Mahkeme dava açıldıktan sonra, sözleşmenin gerçekte hangi nedenle feshedildiğini tespit eder. İşçinin tazminat hakkı da buna göre belirlenir. Mahkeme, İş Kanunu 25. madde de sayılan durumların varlığını tespit edemezse veya işverenin gerçekleştirdiği feshi haksız bulursa; işverenin tazminat ödemesine hükmeder.
Eğer siz de 25. Madde dolayısıyla işten çıkarıldıysanız, hukuki yollara başvurarak haklarınızın korunmasını sağlayabilirsiniz. Bunun için iş hukuku alanında uzman bir iş avukatından danışmanlık almanızı tavsiye ederiz.
İş Kanunu Madde 25’ten Çıkarılan İşçi İşsizlik Maaşı Alabilir Mi?
Hayır alamaz. İşsizlik maaşı alınabilecek haller, iş sözleşmesinin nasıl sona erdiğiyle doğrudan bağlantılıdır.
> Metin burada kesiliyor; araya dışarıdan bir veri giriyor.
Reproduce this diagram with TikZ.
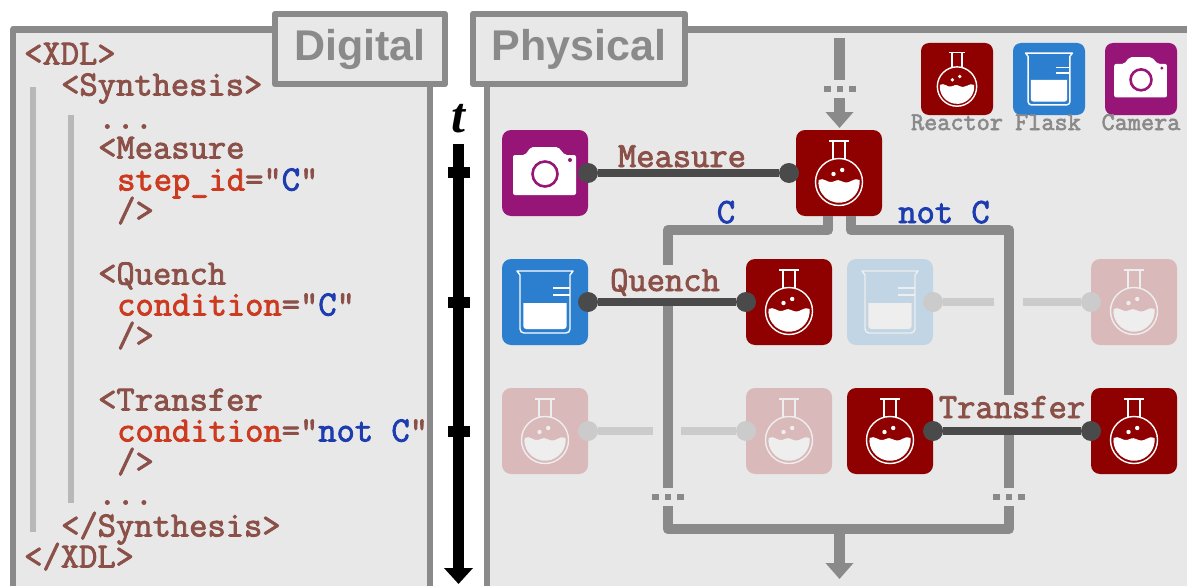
\documentclass[tikz,border=0pt]{standalone}
\usepackage{fontspec}
\setmainfont{Liberation Sans}
\setmonofont{Latin Modern Mono}[FakeBold=2.4]
\newfontfamily\timefont{Liberation Serif}
\usetikzlibrary{arrows.meta}
\definecolor{panelgray}{HTML}{E8E8E8}
\definecolor{framegray}{HTML}{8A8A8A}
\definecolor{barsgray}{HTML}{B8B8B8}
\definecolor{fadegray}{HTML}{CBCBCB}
\definecolor{linkdark}{HTML}{4A4A4A}
\definecolor{xdlbrown}{HTML}{8B5048}
\definecolor{xdlred}{HTML}{CC3A1F}
\definecolor{xdlblue}{HTML}{1C3CB0}
\definecolor{reactorred}{HTML}{8F0000}
\definecolor{flaskblue}{HTML}{2B7FCE}
\definecolor{camerapurple}{HTML}{981578}
\definecolor{reactorfade}{HTML}{D9B9B9}
\definecolor{flaskfade}{HTML}{C2D5E4}
\definecolor{iconfade}{HTML}{EEEEEE}
\newcommand{\xdlfont}{\fontsize{35.5}{36}\selectfont\ttfamily}
\tikzset{
    pics/flaskicon/.style={code={
        \draw[line width=1.4pt] (-10,-32) -- (10,-32);
        \draw[line width=1.4pt] (-6,-32) -- (-6,-13);
        \draw[line width=1.4pt] (6,-32) -- (6,-13);
        \draw[line width=1.4pt] (0,9) circle[radius=23.5];
        \fill (-20.5,7) .. controls (-15,4) and (-12,10) .. (-7,9)
            .. controls (-3,8) and (-2,6) .. (2,8)
            .. controls (6,10) and (9,10) .. (12,8)
            .. controls (15,6) and (17,6) .. (20.5,7)
            arc[start angle=-6, end angle=186, radius=20.6];
        \fill (-5.5,1) circle[radius=2.2];
        \fill (3.2,-3) circle[radius=2.2];
    }},
    pics/beakericon/.style={code={
        \draw[line width=1.4pt, line join=round] (-28,-31) -- (28,-31) -- (25,-27) -- (25,27)
            arc[start angle=0, end angle=90, radius=4] -- (-21,31)
            arc[start angle=90, end angle=180, radius=4] -- (-25,-27) -- cycle;
        \fill (-21.7,1) -- (21.7,1) -- (21.7,24) arc[start angle=0, end angle=90, radius=3]
            -- (-18.7,27) arc[start angle=90, end angle=180, radius=3] -- cycle;
        \draw[line width=1.4pt] (8,-14) -- (25,-14);
        \draw[line width=1.4pt] (8,-7) -- (25,-7);
    }},
    pics/cameraicon/.style={code={
        \fill[rounded corners=2pt] (-32,-18) -- (-20,-18) -- (-14,-26) -- (13,-26)
            -- (20,-18) -- (31,-18) -- (31,22) -- (-32,22) -- cycle;
        \draw[camerapurple, line width=2.6pt] (0,1) circle[radius=12.5];
        \fill[camerapurple] (25,-13) circle[radius=2];
    }},
    pics/threedots/.style={code={
        \foreach \dx in {-12.5,0,12.5}
            \fill[framegray] (\dx-3.2,-3.2) rectangle (\dx+3.2,3.2);
    }},
}
\begin{document}
\begin{tikzpicture}[
    x=1pt, y=-1pt,
    panel/.style={draw=framegray, fill=panelgray, line width=6.5pt, line join=round},
    tabbox/.style={panel, minimum width=170pt, minimum height=70pt, inner sep=0pt,
        text=framegray, font=\fontsize{43}{43}\selectfont\bfseries},
    xdl/.style={anchor=base west, inner sep=0pt, text=xdlbrown, font=\xdlfont},
    linklabel/.style={anchor=base, inner sep=0pt, text=xdlbrown, font=\xdlfont},
    branchlabel/.style={anchor=base, inner sep=0pt, text=xdlblue, font=\xdlfont},
    legendlabel/.style={anchor=base, inner sep=0pt, text=framegray,
        font=\fontsize{25.5}{26}\selectfont\ttfamily},
    device/.style={rectangle, rounded corners=9pt, minimum size=86pt, inner sep=0pt},
    legenddevice/.style={device, minimum size=72pt, rounded corners=8pt},
    bar/.style={barsgray, line width=6.5pt},
    flow/.style={framegray, line width=10.5pt},
    flowend/.style={flow, -{Triangle[width=27pt,length=16pt]}},
    tick/.style={rectangle, fill=black, minimum width=22pt, minimum height=11pt, inner sep=0pt},
    link/.style={linkdark, line width=7.5pt},
    fadelink/.style={fadegray, line width=7.5pt},
    linkdot/.style={circle, fill=linkdark, minimum size=20pt, inner sep=0pt},
    fadedot/.style={circle, fill=fadegray, minimum size=20pt, inner sep=0pt}
]
    \useasboundingbox (0,0) rectangle (1187,586);
    \clip (0,0) rectangle (1187,586);

    % panels
    \draw[panel] (13,29.5) rectangle (430,600);
    \draw[panel] (487,29.5) rectangle (1200,600);
    \node[tabbox] (digital) at (360,49) {Digital};
    \node[tabbox, minimum width=212pt] (physical) at (579,49) {Physical};

    % code
    \coordinate (outerA) at (33,87);
    \coordinate (outerB) at (33,532);
    \coordinate (innerA) at (71,115);
    \coordinate (innerB) at (71,503);
    \draw[bar] (outerA) -- (outerB);
    \draw[bar] (innerA) -- (innerB);
    \node[xdl] (l1) at (24,64.5) {<XDL>};
    \node[xdl] (l2) at (61,95.5) {<Synthesis>};
    \node[xdl] (l3) at (98,128.5) {...};
    \node[xdl] (l4) at (98,158.5) {<Measure};
    \node[xdl] (l5) at (117,190.5) {\textcolor{xdlred}{step\_id}="\textcolor{xdlblue}{C}"};
    \node[xdl] (l6) at (117,221.5) {/>};
    \node[xdl] (l7) at (98,284.5) {<Quench};
    \node[xdl] (l8) at (117,315.5) {\textcolor{xdlred}{condition}="\textcolor{xdlblue}{C}"};
    \node[xdl] (l9) at (117,346.5) {/>};
    \node[xdl] (l10) at (98,410.5) {<Transfer};
    \node[xdl] (l11) at (117,441.5) {\textcolor{xdlred}{condition}="\textcolor{xdlblue}{not C}"};
    \node[xdl] (l12) at (117,472.5) {/>};
    \node[xdl] (l13) at (98,504.5) {...};
    \node[xdl] (l14) at (61,536.5) {</Synthesis>};
    \node[xdl] (l15) at (24,567.5) {</XDL>};

    % time axis
    \node[anchor=base, inner sep=0pt, font=\fontsize{50}{50}\selectfont\timefont\bfseries\itshape] (tlabel) at (458,132) {t};
    \coordinate (tA) at (458.5,144);
    \coordinate (tB) at (458.5,584);
    \draw[line width=11pt, -{Triangle[width=28pt,length=16pt]}] (tA) -- (tB);
    \node[tick] (t1) at (458.5,172) {};
    \node[tick] (t2) at (458.5,302) {};
    \node[tick] (t3) at (458.5,431) {};

    % legend
    \node[legenddevice, fill=reactorred] (legreactor) at (957,79) {};
    \node[legenddevice, fill=flaskblue] (legflask) at (1049,79) {};
    \node[legenddevice, fill=camerapurple] (legcamera) at (1141,79) {};
    \pic[white, scale=.837] at (legreactor) {flaskicon};
    \pic[white, scale=.837] at (legflask) {beakericon};
    \pic[white, scale=.837] at (legcamera) {cameraicon};
    \node[legendlabel] (txtreactor) at (957,130) {Reactor};
    \node[legendlabel] (txtflask) at (1048,130) {Flask};
    \node[legendlabel] (txtcamera) at (1141,130) {Camera};

    % devices
    \node[device, fill=camerapurple] (cam1) at (545,173) {};
    \node[device, fill=reactorred] (main) at (839,173) {};
    \node[device, fill=flaskblue] (flask1) at (545,302) {};
    \node[device, fill=reactorred] (quench) at (789,302) {};
    \node[device, fill=flaskfade] (flask2) at (890,302) {};
    \node[device, fill=reactorfade] (fade1) at (1134,302) {};
    \node[device, fill=reactorfade] (fade2) at (545,431) {};
    \node[device, fill=reactorfade] (fade3) at (789,431) {};
    \node[device, fill=reactorred] (source) at (890,431) {};
    \node[device, fill=reactorred] (target) at (1134,431) {};
    \pic[white] at (cam1) {cameraicon};
    \pic[white] at (main) {flaskicon};
    \pic[white] at (flask1) {beakericon};
    \pic[white] at (quench) {flaskicon};
    \pic[iconfade] at (flask2) {beakericon};
    \pic[iconfade] at (fade1) {flaskicon};
    \pic[iconfade] at (fade2) {flaskicon};
    \pic[iconfade] at (fade3) {flaskicon};
    \pic[white] at (source) {flaskicon};
    \pic[white] at (target) {flaskicon};

    % process flow
    \coordinate (inA) at (839.5,38);
    \coordinate (inB) at (839.5,80);
    \coordinate (inC) at (839.5,98);
    \coordinate (inTip) at (839.5,128);
    \draw[flow] (inA) -- (inB);
    \draw[flowend] (inC) -- (inTip);
    \pic at (840,89) {threedots};
    \coordinate (leftA) at (828,216);
    \coordinate (leftB) at (668,230);
    \coordinate (leftC) at (668,265);
    \coordinate (leftD) at (668,305);
    \coordinate (leftE) at (668,488);
    \coordinate (leftF) at (668,506);
    \coordinate (rightA) at (851,216);
    \coordinate (rightB) at (1009,230);
    \coordinate (rightC) at (1009,395);
    \coordinate (rightD) at (1009,435);
    \coordinate (rightE) at (1009,488);
    \coordinate (rightF) at (1009,506);
    \coordinate (outA) at (839.5,529);
    \coordinate (outB) at (839.5,579);
    \draw[flow, line join=round] (leftA) |- (leftB) -- (leftC);
    \draw[flow, line join=round] (rightA) |- (rightB) -- (rightC);
    \draw[flow] (leftD) -- (leftE);
    \draw[flow] (rightD) -- (rightE);
    \pic at (668,497) {threedots};
    \pic at (1009,497) {threedots};
    \draw[flow, line join=round] (leftF) |- (outA) -| (rightF);
    \draw[flowend] (outA) -- (outB);

    % faded steps
    \node[fadedot] (d1) at (933,302) {};
    \node[fadedot] (d2) at (1091,302) {};
    \node[fadedot] (d3) at (588,431) {};
    \node[fadedot] (d4) at (746,431) {};
    \coordinate (gapA) at (994,302);
    \coordinate (gapB) at (1023,302);
    \coordinate (gapC) at (653,431);
    \coordinate (gapD) at (681,431);
    \draw[fadelink] (d1) -- (gapA);
    \draw[fadelink] (gapB) -- (d2);
    \draw[fadelink] (d3) -- (gapC);
    \draw[fadelink] (gapD) -- (d4);

    % active steps
    \node[linkdot] (m1) at (588,173) {};
    \node[linkdot] (m2) at (789,173) {};
    \node[linkdot] (q1) at (588,302) {};
    \node[linkdot] (q2) at (746,302) {};
    \node[linkdot] (x1) at (933,431) {};
    \node[linkdot] (x2) at (1091,431) {};
    \draw[link] (m1) -- (m2);
    \draw[link] (q1) -- (q2);
    \draw[link] (x1) -- (x2);
    \node[linklabel] (measure) at (682,167) {Measure};
    \node[linklabel] (quenchtxt) at (665,291) {Quench};
    \node[linklabel] (transfer) at (1012,418) {Transfer};
    \node[branchlabel] (ctxt) at (726,223) {C};
    \node[branchlabel] (notctxt) at (944,223) {not C};
\end{tikzpicture}
\end{document}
SGK, işsizlik maaşı talebinde işçinin hangi kodla işten çıkarıldığına bakar. İş Kanunu 25. madde de belirtilen sebeplerin varlığı halinde; işveren, işçinin işsizlik maaşı alamayacağı bir kodla çıkış verir.
Eğer gerçekte olmayan bir sebep ileri sürülerek işten çıkartıldıysanız ve SGK çıkış kodunuz da işsizlik maaşı almanızı engelliyorsa; yapmanız gereken yine hukuki yollara başvurmaktır.
Mahkeme işverenin gerçekleştirdiği feshi haksız bulursa, dava kesinleştikten sonra SGK çıkış kodu da değiştirilmektedir. Daha önceden ödenmeyen işsizlik maaşı ise davayı kazanan işçiye toplu şekilde ödenir.
SGK İşten Ayrılış Kodu 29 Nedir?
SGK Kod 29, İş Kanunu 25. madde de düzenlenen; işçinin ahlak ve iyi niyet kurallarını ihlal etmesi nedeniyle işten çıkarılmasını ifade eder.
Ancak, 2021 senesinde yapılan değişiklik ile SGK çıkış kodları güncellenmiştir. Bu doğrultuda, 29 numaralı kod kaldırılarak; yerine 41-50 arası yeni kodlar getirilmiştir. Bu kodlar ile işten ayrılış sebebi daha net ve özel olarak belirtilmiştir.